Bu iki girişimi birlikte değerlendirdiğimizde Çevre ve Şehircilik Bakanlığı’nın Akyaka’ya pek de “sakin” bakmadığını anlıyoruz. Şöyle açıklamaya çalışalım: ÖÇKB’lerde imar planı yapma yetkisi belediyelerde değil, Çevre ve Şehircilik Bakanlığı’nda. Halihazırda ÖÇKB içinde yer alan Akyaka için de durum böyledir. Eğer Akyaka’yı ÖÇKB dışına çıkaracak olan sit derecelerini değiştirme planı gerçekleşirse, Bakanlığın Akyaka’da planlama yetkisi kalkacak, bu yetki Belediye’ye geçecek. Bakanlığın bunu düşünerek işini sağlama aldığını, hala yetkisi varken yapılaşma yoğunluğunu arttıracak projesini de hızla yola koyduğunu anlıyoruz. Tüm bu planların, Akyakalıların benimsediği, Cittaslow logosunda olduğu gibi, “salyangoz üzerinde hareket eden kent” ile ifade edilen sürdürülebilir kent anlayışı ile bağdaşmadığı çok açık.
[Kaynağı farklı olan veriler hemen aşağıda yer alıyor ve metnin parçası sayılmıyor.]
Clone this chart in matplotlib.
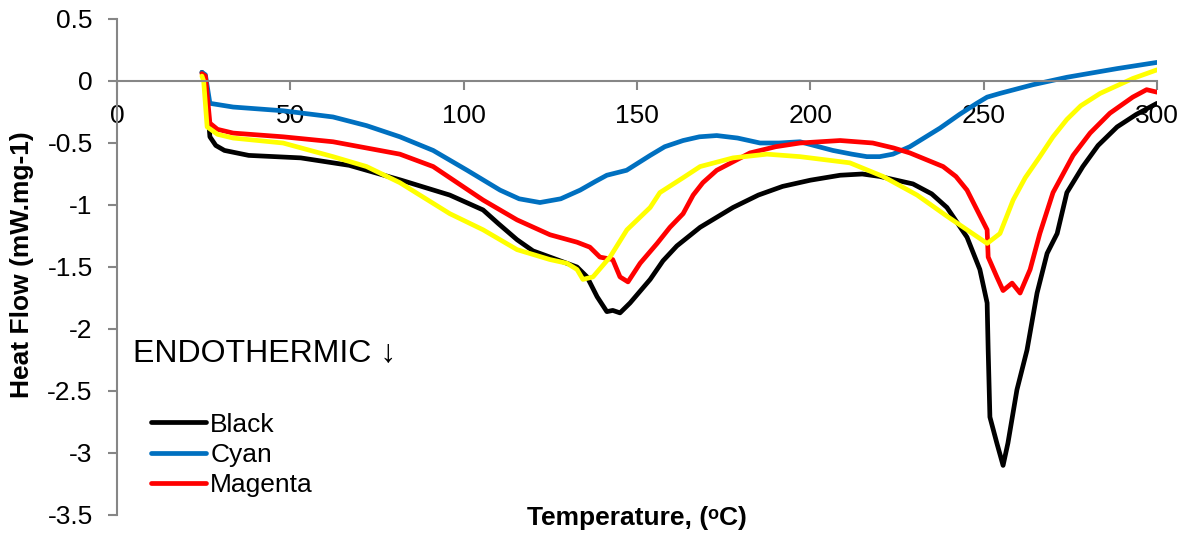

Yalnızca Türkiye’de değil, dünyada çok az sayıdaki prestijli sakinkentlerden birisi olan Akyaka bu statüsüne veda etmek zorunda kalacak.
Olağanüstü doğal güzellikleri ile dünyanın göz bebeği olan Gökova Körfezi ve Akyaka’yı betonlaştıracak bu plan değişikliklerinin gerçekleşmesi durumunda ortaya çıkacak olan resme bir bakalım: Akbük’ten Çamlı’ya kadar tüm kıyı alanının, geri planda yamaçların binalarla dolduğunu gözlerinizin önüne getirin. Akyaka’yı, Akçapınar’ı, Gökova’yı ve Gökçe’yi birbirinden ayıramayacağınız şekilde ovanın binalarla dolduğunu düşünün. Sizi rahatlatacaksa bu binaların Çakırhan Mimarisi’ne uygun yapıldığını da hayal edebilirsiniz. Ama şu gerçeği değiştirmiyor; maalesef Gökova Özel Çevre Koruma Bölgesi’nde mega bir kentin yolu açılıyor !
Gökova Bölgesinde yavaşlıktan, sakinlikten, yaşam kalitesinden, korunmuş doğadan, deniz börülcesinden, su samurlarından, gri balıkçıllardan ve birçok endemik türün varlığından artık söz etmek mümkün olamayacak. Şimdilerde Akyaka’ya yakıştırılan “cennet”,“sakin” gibi sıfatlar, değerlerin hızla tüketilmesi ile birer ironiye dönüşecek. Gelecek kuşakların devraldıkları o yoz mirası, geçmişin zenginliği ile kıyasladıklarında atalarını pek saygı ile anmayacakları açıktır.